Pagar para trabalhar
O inspetor manifesta "vergonha", porque passou a depender da "mãetrocínio" para fazer face às despesas, que se irão agravar. Terá de se deslocar a uma escola a 500 quilómetros de distância durante uma semana e só receberá 50 euros por dia de ajudas de custo. "Tenho de pôr dinheiro do meu bolso para trabalhar. Se soubesse, jamais teria concorrido", sublinha.
O JN falou, ainda, com outra inspetora, que também se sente enganada por receber menos 320 euros, quando "há professoras na IGEC, em regime de mobilidade, que mantêm o vencimento" que recebiam nas escolas de origem, com autorização do Ministério da Educação. "Na nossa situação, isso não se aplicou", denuncia. "Compreendo que, durante o curso, houvesse uma redução remuneratória, mas depois não. O dinheiro não é tudo, mas há limites. Se isso estivesse claro, nunca teria concorrido", assegura ao JN, sentindo-se "defraudada".
Os dois inspetores têm a expectativa de que os ministérios da Educação e do Ensino Superior, que tutelam a IGEC, equiparem as tabelas remuneratórias. O valor de referência do salário que constava no aviso de abertura do concurso era de 1664,91 euros, mas deixava em aberto a possibilidade de ser negociado, o que não sucedeu, apesar das tentativas nesse sentido. Aliás, esse terá sido o motivo para que as 24 vagas abertas no concurso, lançado em 2018 não terem sido preenchidas, com a admissão apenas de 20 inspetores.
No dia 19, está prevista uma reunião entre representantes do Sindicato dos Inspetores da Educação e do Ensino e dos dois ministérios. "É minha profunda convicção que será encontrada uma solução para impedir a saída destes colegas", acredita Bercina Calçada. O JN tentou obter esclarecimentos dos dois ministérios, mas não quiseram prestar declarações.
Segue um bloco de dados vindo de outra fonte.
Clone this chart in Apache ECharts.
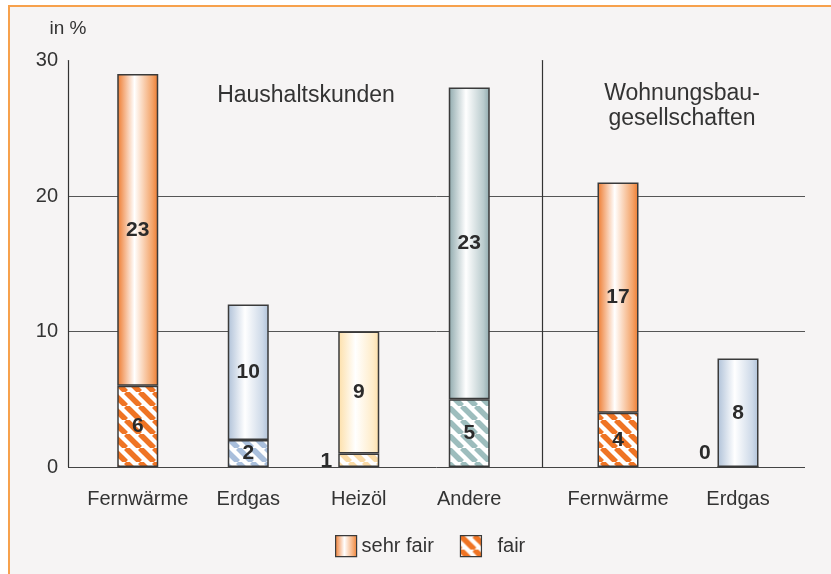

Poupança anual de 50 mil euros no Orçamento
O presidente do Sindicato dos Inspetores da Educação e do Ensino garante que a admissão dos 20 inspetores na IGEC com o mesmo valor remuneratório que auferiam nas escolas significaria uma poupança de 50 mil euros por ano na despesa do Orçamento do Estado com a Educação, porque seriam substituídos por professores com menos tempo de serviço.
Além disso, argumenta que, caso estes inspetores não sejam integrados na IGEC, haverá um "desperdício para o erário público", pois estiveram a receber formação, e alega que a sobrevivência da IGEC ficaria em causa, devido à diminuição do número de inspetores nas últimas décadas.
De acordo com a Caixa Geral de Aposentações, reformaram-se sete pessoas em 2019, oito em 2020, dez em 2021 e irão sair mais três inspetores até julho deste ano. Atualmente, existem 170 inspetores, mas, a confirmar-se a saída dos 15 em período experimental e mais três por aposentação, restarão apenas 152, para monitorizar 8307 estabelecimentos de ensino, públicos e privados, do Pré-Escolar ao Ensino Superior, além dos serviços dos dois ministérios.